··· Input material

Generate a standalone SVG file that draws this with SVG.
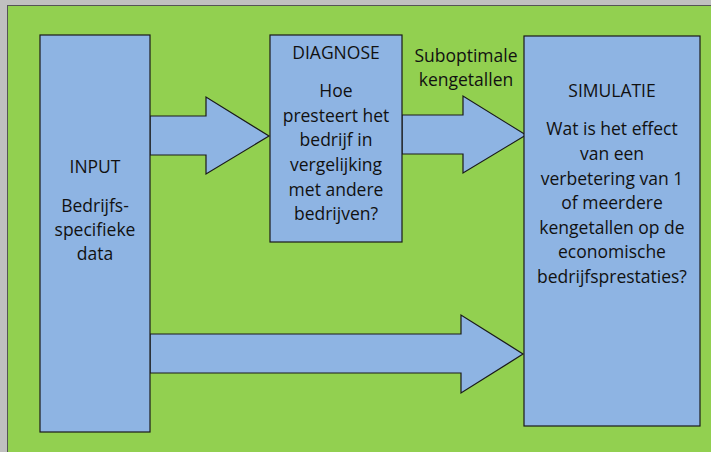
<svg xmlns="http://www.w3.org/2000/svg" width="711" height="452" viewBox="0 0 711 452">
<style>
.box{fill:#8EB4E3;stroke:#1a1a1a;stroke-width:1.2}
.arr{fill:#8EB4E3;stroke:#1a1a1a;stroke-width:1.2;stroke-linejoin:miter}
text{font-family:"Open Sans","Liberation Sans",sans-serif;font-size:17.5px;fill:#111;text-anchor:middle}
</style>
<rect x="0" y="0" width="711" height="452" fill="#c0c0c0"/>
<rect x="7.5" y="5.5" width="710" height="450" fill="#92D050" stroke="#555" stroke-width="1"/>
<g id="connectors">
<path class="arr" d="M150,116 H206 V97 L269,136 L206,174 V155 H150 Z"/>
<path class="arr" d="M402,115 H463 V96 L526,135 L463,173 V154 H402 Z"/>
<path class="arr" d="M150,334 H461 V315 L523,354 L461,393 V373 H150 Z"/>
</g>
<g id="input">
<rect class="box" x="40" y="35" width="110" height="397"/>
<text x="95" y="173">INPUT</text>
<text x="95" y="212">Bedrijfs-</text>
<text x="95" y="236">specifieke</text>
<text x="95" y="260">data</text>
</g>
<g id="diagnose">
<rect class="box" x="270" y="35" width="132" height="207"/>
<text x="336" y="59">DIAGNOSE</text>
<text x="336" y="97">Hoe</text>
<text x="336" y="122">presteert het</text>
<text x="336" y="146">bedrijf in</text>
<text x="336" y="171">vergelijking</text>
<text x="336" y="196">met andere</text>
<text x="336" y="220">bedrijven?</text>
</g>
<g id="label">
<text x="466" y="62">Suboptimale</text>
<text x="466" y="86">kengetallen</text>
</g>
<g id="simulatie">
<rect class="box" x="524" y="36" width="176" height="390"/>
<text x="612" y="97">SIMULATIE</text>
<text x="612" y="135">Wat is het effect</text>
<text x="612" y="160">van een</text>
<text x="612" y="185">verbetering van 1</text>
<text x="612" y="209">of meerdere</text>
<text x="612" y="234">kengetallen op de</text>
<text x="612" y="258">economische</text>
<text x="612" y="283">bedrijfsprestaties?</text>
</g>
</svg>
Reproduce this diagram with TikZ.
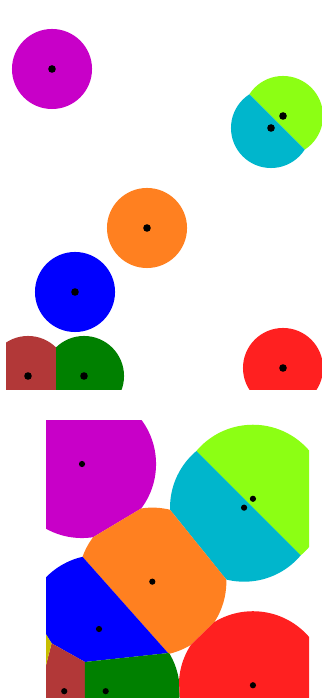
\documentclass[tikz,border=0pt]{standalone}
\usetikzlibrary{calc}
\definecolor{cellmagenta}{RGB}{200,0,200}
\definecolor{celllime}{RGB}{140,255,20}
\definecolor{cellcyan}{RGB}{0,182,204}
\definecolor{cellorange}{RGB}{255,128,32}
\definecolor{cellblue}{RGB}{0,0,255}
\definecolor{cellbrown}{RGB}{178,56,56}
\definecolor{cellgreen}{RGB}{0,128,0}
\definecolor{cellred}{RGB}{255,32,32}
\definecolor{cellyellow}{RGB}{200,190,0}

\begin{document}
\begin{tikzpicture}[x=0.01cm, y=-0.01cm, site/.style={fill=black}]
  \useasboundingbox (0,0) rectangle (322,698);
  \fill[white] (0,0) rectangle (322,698);

  % sites: top panel as given, bottom panel scaled copy
  \foreach \i/\x/\y in {1/52/69, 2/283/116, 3/271/128, 4/147/228, 5/75/292,
                        6/28/376, 7/84/376, 8/283/368, 9/-35/360}{
    \coordinate (t\i) at (\x,\y);
    \coordinate (b\i) at ({0.74*\x+43.52},{0.74*\y+412.94});
  }
  \coordinate (t-nw) at (6,0);
  \coordinate (t-se) at (322,390);
  \coordinate (b-nw) at (46,421);
  \coordinate (b-se) at (309,698);

  \foreach \p/\r/\d in {t/0.4cm/0.038cm, b/0.74cm/0.031cm}{
    \begin{scope}
      \clip (\p-nw) rectangle (\p-se);
      \foreach \i/\col in {1/cellmagenta, 2/celllime, 3/cellcyan, 4/cellorange, 5/cellblue,
                           6/cellbrown, 7/cellgreen, 8/cellred, 9/cellyellow}{
        \begin{scope}
          \foreach \j in {1,...,9}{
            \ifnum\i=\j\relax\else
              \coordinate (mid) at ($(\p\i)!0.5!(\p\j)$);
              \coordinate (ha) at ($(mid)!10cm!90:(\p\j)$);
              \coordinate (hb) at ($(mid)!10cm!-90:(\p\j)$);
              \clip (ha) -- (hb) -- ($(hb)!10cm!90:(ha)$) -- ($(ha)!10cm!-90:(hb)$) -- cycle;
            \fi
          }
          \fill[\col] (\p\i) circle[radius=\r];
        \end{scope}
      }
      \foreach \i in {1,...,9}
        \fill[site] (\p\i) circle[radius=\d];
    \end{scope}
  }
\end{tikzpicture}
\end{document}
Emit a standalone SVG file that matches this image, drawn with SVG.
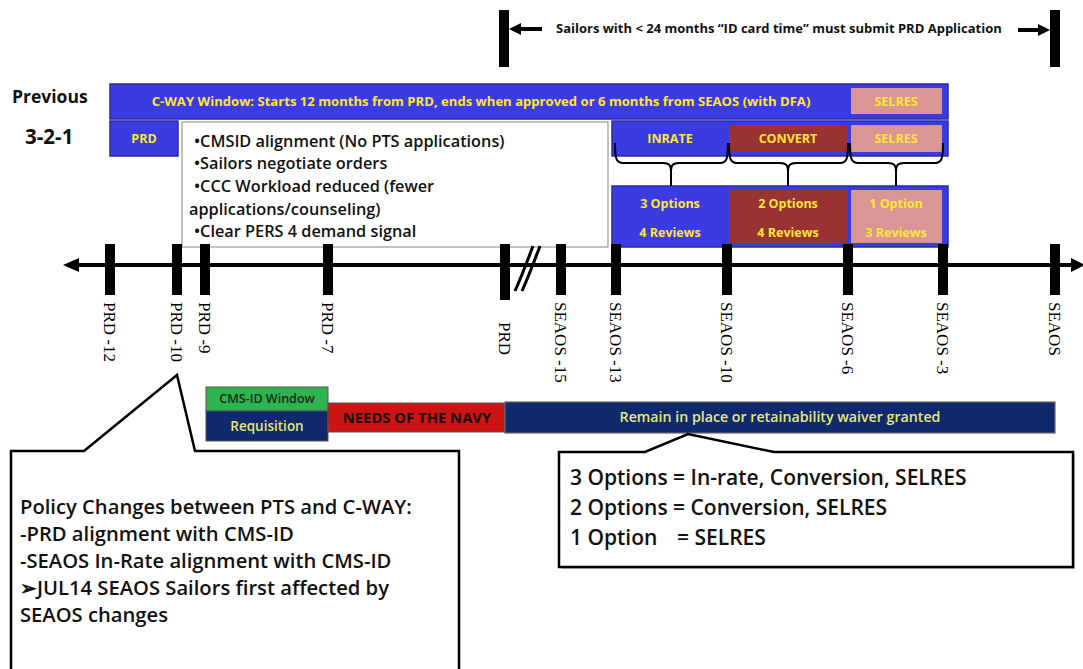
<svg xmlns="http://www.w3.org/2000/svg" width="1083" height="669" viewBox="0 0 1083 669">
<style>
.sans{font-family:"Open Sans","Liberation Sans",sans-serif}
.lbl{font-family:"Open Sans","Liberation Sans",sans-serif;font-weight:700;font-size:12.5px;fill:#ffe633;text-anchor:middle}
.tick{fill:#000}
.tl{font-family:"Liberation Serif","Times New Roman",serif;font-size:17px;fill:#000}
.blue{fill:#3b3be2;stroke:#2a2aa6;stroke-width:1.5}
.red{fill:#993333}
.pink{fill:#d99694}
.brace{fill:none;stroke:#000;stroke-width:2}
.body{font-family:"Open Sans","Liberation Sans",sans-serif;font-weight:600;fill:#111}
</style>
<rect width="1083" height="669" fill="#fff"/>

<g id="header">
  <rect x="499" y="10" width="10" height="57" fill="#000"/>
  <line x1="518" y1="29" x2="542" y2="29" stroke="#000" stroke-width="4"/>
  <polygon points="509,29 521,23 521,35" fill="#000"/>
  <text x="556" y="33" class="sans" font-size="13" font-weight="700" fill="#111">Sailors with &lt; 24 months “ID card time” must submit PRD Application</text>
  <line x1="1018" y1="30" x2="1040" y2="30" stroke="#000" stroke-width="4"/>
  <polygon points="1050,30 1038,24 1038,36" fill="#000"/>
  <rect x="1050" y="10" width="10" height="57" fill="#000"/>
</g>

<g id="row-labels">
  <text x="12" y="103" class="sans" font-size="17.5" font-weight="700" fill="#111">Previous</text>
  <text x="25" y="144" class="sans" font-size="20.5" font-weight="700" fill="#111">3-2-1</text>
</g>

<g id="cway-window">
  <rect x="110" y="84" width="838" height="35" class="blue"/>
  <text x="481" y="106" class="lbl" style="font-size:13.1px">C-WAY Window: Starts 12 months from PRD, ends when approved or 6 months from SEAOS (with DFA)</text>
  <rect x="851" y="88" width="91" height="26" class="pink"/>
  <text x="896" y="106" class="lbl">SELRES</text>
</g>

<g id="prd-box">
  <rect x="110" y="121" width="68" height="35" class="blue"/>
  <text x="144" y="143" class="lbl">PRD</text>
</g>

<g id="notes-box">
  <rect x="182" y="122" width="426" height="125" fill="#fff" stroke="#999" stroke-width="1.2"/>
  <text class="body" font-size="16.3">
    <tspan x="194" y="147">•CMSID alignment (No PTS applications)</tspan>
    <tspan x="194" y="169">•Sailors negotiate orders</tspan>
    <tspan x="194" y="192">•CCC Workload reduced (fewer</tspan>
    <tspan x="189" y="215">applications/counseling)</tspan>
    <tspan x="194" y="237">•Clear PERS 4 demand signal</tspan>
  </text>
</g>

<g id="category-row">
  <rect x="612" y="121" width="336" height="35" class="blue"/>
  <rect x="729" y="125" width="118" height="27" class="red"/>
  <rect x="851" y="125" width="91" height="27" class="pink"/>
  <text x="670" y="143" class="lbl">INRATE</text>
  <text x="788" y="143" class="lbl">CONVERT</text>
  <text x="896" y="143" class="lbl">SELRES</text>
</g>

<g id="options-row">
  <rect x="612" y="186" width="336" height="61" class="blue"/>
  <rect x="729" y="190" width="118" height="53" class="red"/>
  <rect x="851" y="190" width="91" height="53" class="pink"/>
  <text x="670" y="208" class="lbl">3 Options</text>
  <text x="670" y="237" class="lbl">4 Reviews</text>
  <text x="788" y="208" class="lbl">2 Options</text>
  <text x="788" y="237" class="lbl">4 Reviews</text>
  <text x="896" y="208" class="lbl">1 Option</text>
  <text x="896" y="237" class="lbl">3 Reviews</text>
</g>

<g id="connectors">
  <path class="brace" d="M615,143 C615,158 616,163 623,163 L663,163 C669,163 671,165 671,172 L671,186 M671,172 C671,165 673,163 679,163 L720,163 C727,163 728,158 728,143"/>
  <path class="brace" d="M729,143 C729,158 730,163 737,163 L780,163 C786,163 788,165 788,172 L788,186 M788,172 C788,165 790,163 796,163 L840,163 C847,163 848,158 848,143"/>
  <path class="brace" d="M850,143 C850,158 851,163 858,163 L888,163 C894,163 896,165 896,172 L896,186 M896,172 C896,165 898,163 904,163 L935,163 C942,163 943,158 943,143"/>
</g>

<g id="timeline">
  <line x1="74" y1="265" x2="1074" y2="265" stroke="#000" stroke-width="4"/>
  <polygon points="63,265 79,258 79,272" fill="#000"/>
  <polygon points="1085,265 1071,258 1071,272" fill="#000"/>
  <rect x="105" y="244" width="10" height="51" class="tick"/>
  <rect x="172" y="244" width="10" height="51" class="tick"/>
  <rect x="200" y="244" width="10" height="51" class="tick"/>
  <rect x="323" y="244" width="10" height="51" class="tick"/>
  <rect x="500" y="244" width="10" height="56" class="tick"/>
  <rect x="556" y="244" width="10" height="51" class="tick"/>
  <rect x="611" y="244" width="10" height="51" class="tick"/>
  <rect x="722" y="244" width="10" height="51" class="tick"/>
  <rect x="843" y="244" width="10" height="51" class="tick"/>
  <rect x="938" y="244" width="10" height="51" class="tick"/>
  <rect x="1050" y="244" width="10" height="51" class="tick"/>
  <path d="M515,291 C520,280 527,262 533,246 M522,291 C527,280 534,262 540,246" fill="none" stroke="#000" stroke-width="3"/>
  <text class="tl" transform="translate(104,302) rotate(90)">PRD -12</text>
  <text class="tl" transform="translate(171,302) rotate(90)">PRD -10</text>
  <text class="tl" transform="translate(199,302) rotate(90)">PRD -9</text>
  <text class="tl" transform="translate(322,302) rotate(90)">PRD -7</text>
  <text class="tl" transform="translate(499,322) rotate(90)">PRD</text>
  <text class="tl" transform="translate(555,302) rotate(90)">SEAOS -15</text>
  <text class="tl" transform="translate(610,302) rotate(90)">SEAOS -13</text>
  <text class="tl" transform="translate(721,302) rotate(90)">SEAOS -10</text>
  <text class="tl" transform="translate(842,302) rotate(90)">SEAOS -6</text>
  <text class="tl" transform="translate(937,302) rotate(90)">SEAOS -3</text>
  <text class="tl" transform="translate(1049,302) rotate(90)">SEAOS</text>
</g>

<g id="cmsid-window">
  <rect x="206" y="387" width="122" height="24" fill="#2fb351" stroke="#555" stroke-width="1"/>
  <text x="267" y="403" class="sans" font-size="12.5" font-weight="600" fill="#1a2a1a" text-anchor="middle">CMS-ID Window</text>
</g>
<g id="requisition">
  <rect x="206" y="411" width="122" height="30" fill="#10286c" stroke="#555" stroke-width="1"/>
  <text x="267" y="431" class="sans" font-size="13.5" font-weight="600" fill="#e4e47a" text-anchor="middle">Requisition</text>
</g>
<g id="needs-of-navy">
  <rect x="328" y="403" width="177" height="29" fill="#cc1414" stroke="#555" stroke-width="1"/>
  <text x="417" y="423" class="sans" font-size="14.8" font-weight="700" fill="#1a0a0a" text-anchor="middle">NEEDS OF THE NAVY</text>
</g>
<g id="remain-in-place">
  <rect x="505" y="402" width="550" height="31" fill="#10286c" stroke="#666" stroke-width="1.2"/>
  <text x="780" y="422" class="sans" font-size="14.2" font-weight="600" fill="#e8e87a" text-anchor="middle">Remain in place or retainability waiver granted</text>
</g>

<g id="policy-callout">
  <path d="M11,451 L84,451 L177,375 L195,451 L459,451 L459,675 L11,675 Z" fill="#fff" stroke="#000" stroke-width="2.5" stroke-linejoin="miter"/>
  <text class="body" font-size="20.2">
    <tspan x="20" y="514">Policy Changes between PTS and C-WAY:</tspan>
    <tspan x="20" y="541">-PRD alignment with CMS-ID</tspan>
    <tspan x="20" y="568">-SEAOS In-Rate alignment with CMS-ID</tspan>
    <tspan x="20" y="595">➢JUL14 SEAOS Sailors first affected by</tspan>
    <tspan x="20" y="622">SEAOS changes</tspan>
  </text>
</g>

<g id="options-callout">
  <path d="M561,454 L647,454 L690,436 L776,454 L1075,454 L1075,569 L561,569 Z" fill="#bbb" stroke="none"/>
  <path d="M559,452 L645,452 L688,434 L774,452 L1073,452 L1073,567 L559,567 Z" fill="#fff" stroke="#000" stroke-width="2.5"/>
  <text class="body" font-size="21">
    <tspan x="570" y="485">3 Options = In-rate, Conversion, SELRES</tspan>
    <tspan x="570" y="515">2 Options = Conversion, SELRES</tspan>
    <tspan x="570" y="545">1 Option</tspan><tspan x="677" y="545">= SELRES</tspan>
  </text>
</g>
</svg>
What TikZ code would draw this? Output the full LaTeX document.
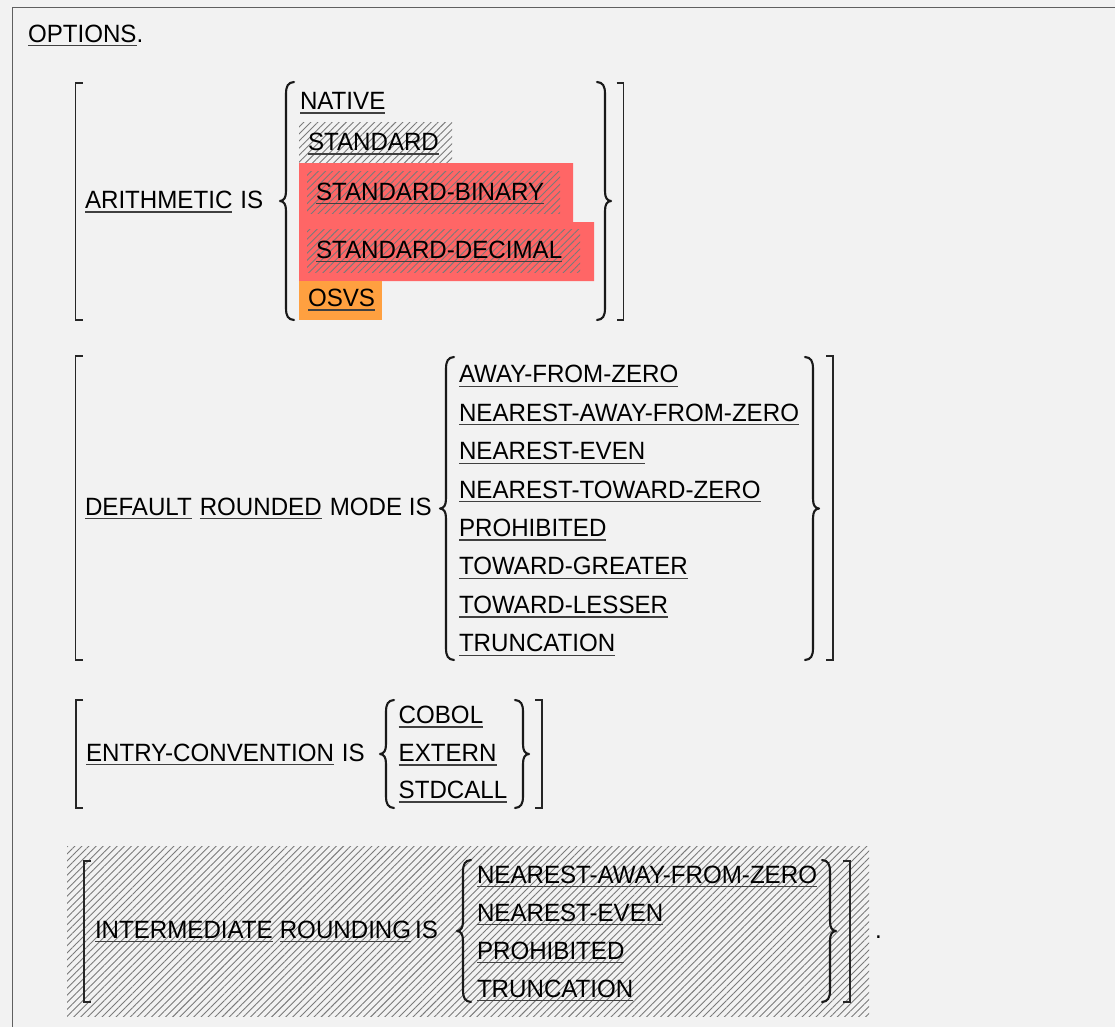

······

-- Aim of the task --
Word for word, restate the lines beginning with the one that has "Reproduce this diagram with TikZ." and ending with the one that has "(b-se) at (309,698);". Keep both ends and skip any pictures.

-- Solution below --
Reproduce this diagram with TikZ.
\documentclass[tikz,border=0pt]{standalone}
\usetikzlibrary{calc}
\definecolor{cellmagenta}{RGB}{200,0,200}
\definecolor{celllime}{RGB}{140,255,20}
\definecolor{cellcyan}{RGB}{0,182,204}
\definecolor{cellorange}{RGB}{255,128,32}
\definecolor{cellblue}{RGB}{0,0,255}
\definecolor{cellbrown}{RGB}{178,56,56}
\definecolor{cellgreen}{RGB}{0,128,0}
\definecolor{cellred}{RGB}{255,32,32}
\definecolor{cellyellow}{RGB}{200,190,0}

\begin{document}
\begin{tikzpicture}[x=0.01cm, y=-0.01cm, site/.style={fill=black}]
  \useasboundingbox (0,0) rectangle (322,698);
  \fill[white] (0,0) rectangle (322,698);

  % sites: top panel as given, bottom panel scaled copy
  \foreach \i/\x/\y in {1/52/69, 2/283/116, 3/271/128, 4/147/228, 5/75/292,
                        6/28/376, 7/84/376, 8/283/368, 9/-35/360}{
    \coordinate (t\i) at (\x,\y);
    \coordinate (b\i) at ({0.74*\x+43.52},{0.74*\y+412.94});
  }
  \coordinate (t-nw) at (6,0);
  \coordinate (t-se) at (322,390);
  \coordinate (b-nw) at (46,421);
  \coordinate (b-se) at (309,698);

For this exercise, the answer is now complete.